By his own admission there is privilege attached to being the grandson of Hendrik Verwoerd. He can, for example, pick up the phone and almost any publisher would publish his work because the curiosity of his surname will result in both commercial and discursive impact. A member of the Verwoerd family wanting to spend time at your institution that focuses on reconciliation is also an attractive proposition. You will have audiences waiting to hear what a blood relative of Verwoerd thinks.

The pain of being estranged from his father, therefore, juxtaposes awkwardly for Wilhelm with the unearned benefits of coming from this prominent apartheid family. Like a lot of burdens in life, being a member of the Verwoerd family is double-edged.

That burden, though, is so heavily felt by Wilhelm that, despite his politics that marked him out as a family traitor, he does not agree with me that Hendrik Verwoerd was evil. He focuses on describing the evil system that existed, and how it was propped up by the actions and silences of ordinary people, that allowed for his grandfather, who did evil, to be in political office for so long.
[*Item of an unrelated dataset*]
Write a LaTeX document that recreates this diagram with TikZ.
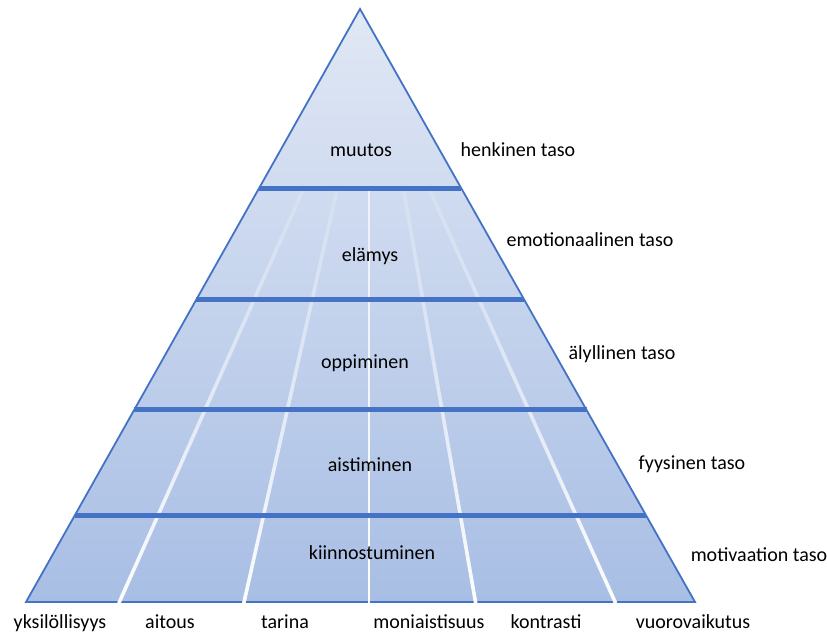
\documentclass[tikz,border=0pt]{standalone}
\usepackage{fontspec}
\setmainfont{Carlito}
\usetikzlibrary{fadings,calc}
\definecolor{edgeblue}{HTML}{4472C4}
\definecolor{filltop}{HTML}{E1E8F5}
\definecolor{fillbot}{HTML}{A8BEE4}
\tikzfading[name=rayfade, top color=transparent!85, bottom color=transparent!0]
\tikzfading[name=centerfade, top color=transparent!35, bottom color=transparent!0]
\begin{document}
\begin{tikzpicture}[x=1pt,y=-1pt,
  lbl/.style={font=\fontsize{20}{24}\selectfont, inner sep=0pt, anchor=base, text=black},
  band/.style={draw=edgeblue, line width=5pt},
  ray/.style={draw=white, line width=3.6pt}]
\useasboundingbox (0,0) rectangle (827,634);
\coordinate (A) at (360,9);
\coordinate (L) at (26,602);
\coordinate (R) at (695,602);
% body
\shade[top color=filltop, bottom color=fillbot] (A) -- (L) -- (R) -- cycle;
\draw[edgeblue, line width=1.8pt, line join=miter] (A) -- (L) -- (R) -- cycle;
% rays
\coordinate (r1t) at (303,190); \coordinate (r1b) at (119,603);
\coordinate (r2t) at (337,190); \coordinate (r2b) at (244,603);
\coordinate (r4t) at (404,190); \coordinate (r4b) at (476,603);
\coordinate (r5t) at (430,190); \coordinate (r5b) at (616,603);
\coordinate (r3t) at (369,190); \coordinate (r3b) at (369,603);
\draw[ray, path fading=rayfade] (r1t) -- (r1b) (r2t) -- (r2b) (r4t) -- (r4b) (r5t) -- (r5b);
\draw[draw=white, line width=2.2pt, path fading=centerfade] (r3t) -- (r3b);
% bands
\foreach \t/\n in {0.3019/1, 0.4907/2, 0.6762/3, 0.8533/4}{
  \coordinate (b\n l) at ($(A)!\t!(L)$);
  \coordinate (b\n r) at ($(A)!\t!(R)$);
  \draw[band] (b\n l) -- (b\n r);
}
% level labels
\node[lbl] (muutos) at (361,156) {muutos};
\node[lbl] (elamys) at (370,261) {elämys};
\node[lbl] (oppiminen) at (365,368) {oppiminen};
\node[lbl] (aistiminen) at (370,471) {aistiminen};
\node[lbl] (kiinnostuminen) at (372,559) {kiinnostuminen};
% side labels
\node[lbl] (henkinen) at (518,156) {henkinen taso};
\node[lbl] (emotionaalinen) at (590,246) {emotionaalinen taso};
\node[lbl] (alyllinen) at (622,359) {älyllinen taso};
\node[lbl] (fyysinen) at (692,469) {fyysinen taso};
\node[lbl] (motivaation) at (759,561) {motivaation taso};
% bottom labels
\node[lbl] (yksilollisyys) at (60,628) {yksilöllisyys};
\node[lbl] (aitous) at (170,628) {aitous};
\node[lbl] (tarina) at (285,628) {tarina};
\node[lbl] (moniaistisuus) at (429,628) {moniaistisuus};
\node[lbl] (kontrasti) at (546,628) {kontrasti};
\node[lbl] (vuorovaikutus) at (693,628) {vuorovaikutus};
\end{tikzpicture}
\end{document}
He views this analysis as even bleaker than singling out one person as a uniquely evil character. I disagree. I think systems could be evil but systems are populated by human beings and those human beings can be assessed as being evil or not evil as individuals. Hendrik Verwoerd, to my mind, was an undeniably evil person, and it is also true that many ordinary white South Africans have degrees of moral culpability for propping up the evil system.

Wilhelm doesn’t know how to accept simultaneously the historical knowledge of the crime against humanity committed by his evil grandfather and hold on to personal memory of his grandfather as also a remarkably ordinary, and even loving “oupa”. Our past remains an ethical minefield.